Like a self-fulfilling prophecy, what role has all that policy dysfunction had on the state of the country’s electricity market?
Brear adds: “I think it’s reasonable to assume that if we had successive commonwealth and state governments all happy to work together to achieve secure, reliable and affordable power that decarbonised our economy, then we would have been better placed than we are today.”
Alison Reeve, a climate change and energy expert at the Grattan Institute, says that even if there were legislated commitments in place to bring Australia’s emissions down to net zero by 2050, “it wouldn’t have mattered because it doesn’t change the economic recovery after Covid, or Russia’s war in Ukraine, or the fact our coal-fired power stations are old”.
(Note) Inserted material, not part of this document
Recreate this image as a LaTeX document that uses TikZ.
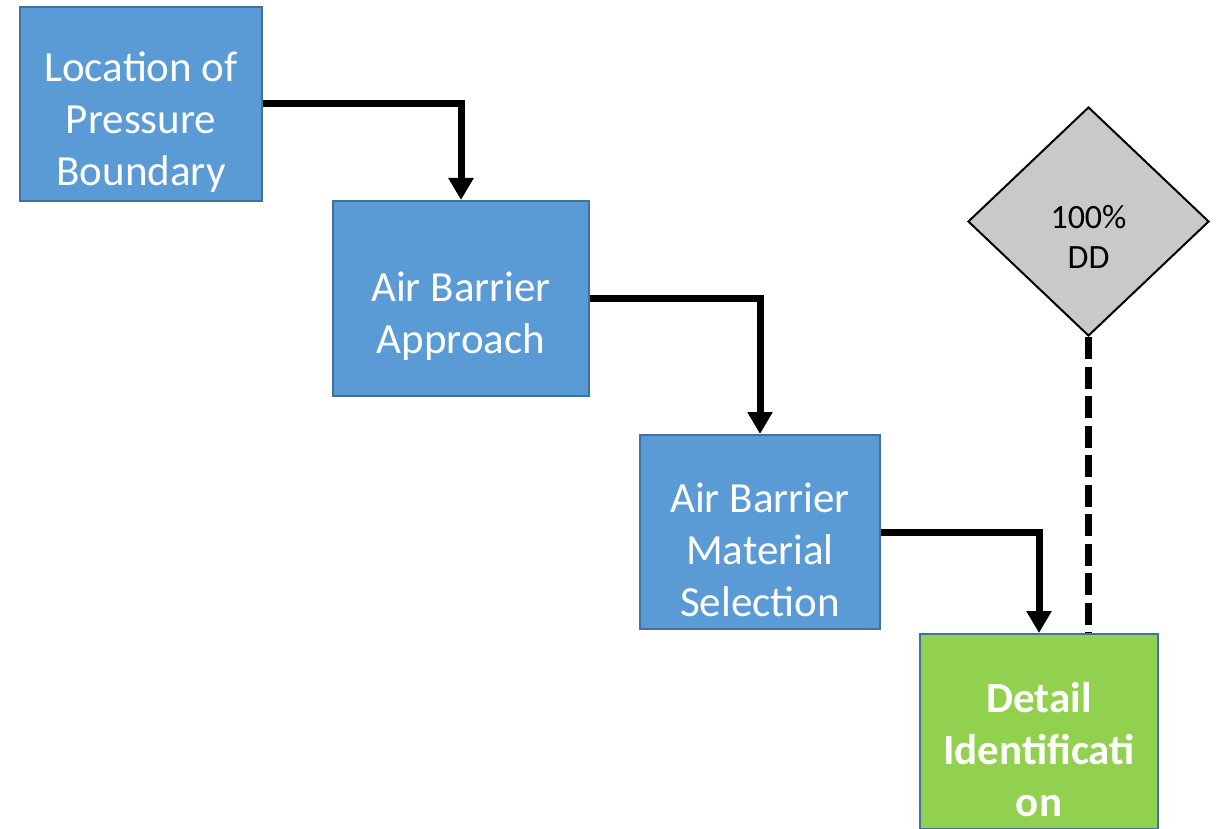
\documentclass[tikz,border=0pt]{standalone}
\usepackage{fontspec}
\setmainfont{Carlito}
\usetikzlibrary{arrows.meta,shapes.geometric}
\definecolor{boxblue}{HTML}{5B9BD5}
\definecolor{boxedge}{HTML}{41719C}
\definecolor{boxgreen}{HTML}{92D050}
\definecolor{gategray}{HTML}{C9C9C9}
\begin{document}
\begin{tikzpicture}[x=1pt,y=-1pt,
  stagebox/.style={draw=boxedge,line width=2pt,fill=boxblue,
    minimum width=242pt,minimum height=194pt,inner sep=0pt},
  finalbox/.style={stagebox,fill=boxgreen},
  gate/.style={draw=black,line width=2pt,fill=gategray,diamond,
    minimum width=241pt,minimum height=229pt,inner sep=0pt},
  boxtext/.style={text=white,align=center,inner sep=0pt,yshift=-18pt,
    font=\fontsize{43}{52}\selectfont},
  finaltext/.style={boxtext,font=\fontsize{43}{52}\selectfont\bfseries},
  gatetext/.style={align=center,inner sep=0pt,yshift=-15pt,
    font=\fontsize{34}{40}\selectfont},
  flow/.style={line width=7pt,-{Triangle[width=24pt,length=22pt]}},
  link/.style={line width=7.5pt,dash pattern=on 22pt off 7.5pt}]
\useasboundingbox (0,0) rectangle (1223,829);
% process boxes
\node[stagebox] (loc) at (141,104) {};
\node[stagebox,minimum width=256pt,minimum height=195pt] (app) at (461,298.5) {};
\node[stagebox,minimum width=240pt] (mat) at (760,532) {};
\node[finalbox,minimum width=238pt,minimum height=195pt] (det) at (1039,731.5) {};
\node[gate] (dd) at (1088.5,221.5) {};
% box labels
\node[boxtext] (loc-t) at (loc.center) {Location of\\Pressure\\Boundary};
\node[boxtext] (app-t) at (app.center) {Air Barrier\\Approach};
\node[boxtext] (mat-t) at (mat.center) {Air Barrier\\Material\\Selection};
\node[finaltext] (det-t) at (det.center) {Detail\\Identificati\\on};
\node[gatetext] (dd-t) at (dd.center) {100\%\\DD};
% connectors
\draw[flow] (loc.east) -| (app.north);
\draw[flow] (app.east) -| (mat.north);
\draw[flow] (mat.east) -| (det.north);
\draw[link] (dd.south) -- (dd.south |- det.north);
\end{tikzpicture}
\end{document}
“If you’d had a clear decarbonisation signal in the electricity market, it would be easier for [generators and investors] to make decisions about maintenance. They would have a clear sense of when their exit date would be.
“But we could have had the clearest, rolled-gold energy policy and that would not have stopped Russia invading Ukraine and our prices would still be linked to oil and gas.”
Reeve says coal and gas prices started rising in late 2021 after a “Covid snapback where economies started demanding more energy”.
The invasion of Ukraine saw economies that had been major buyers of Russian fuels look elsewhere, again pushing up demand and prices.
But Reeve identifies another issue in Australia. She says that as coal units went offline, those that were still running had to go harder for longer, burning through more coal than anticipated.
As this coal was priced under contract, when it ran out generators had to go into the market to buy more coal where the spot prices were higher.
Reeve returned from Brussels last month after meeting energy experts and policy makers as a guest of the European parliament. Europe is also going through an energy crunch, and the UK has also seen electricity price rises, due mainly to the spiralling costs of gas.
Reeve says European countries, including Germany, “have some short-term policy responses like filling gas storages and restarting some coal plants” to get them through the coming winter.
Steps like this in Germany have been highlighted by some pro-coal figures to argue Australia should be embracing more coal, not less.
But Reeve says those are short-term responses to cover immediate supply issues and don’t reflect the longer term.
“Everything else they are doing is going faster on decarbonisation because that reduces their dependence on Russia for gas,” she says.
To make the point, Germany’s finance minister Christian Lindner, of the centre-right Free Democratic Party, has taken to calling renewables “the energy of freedom”.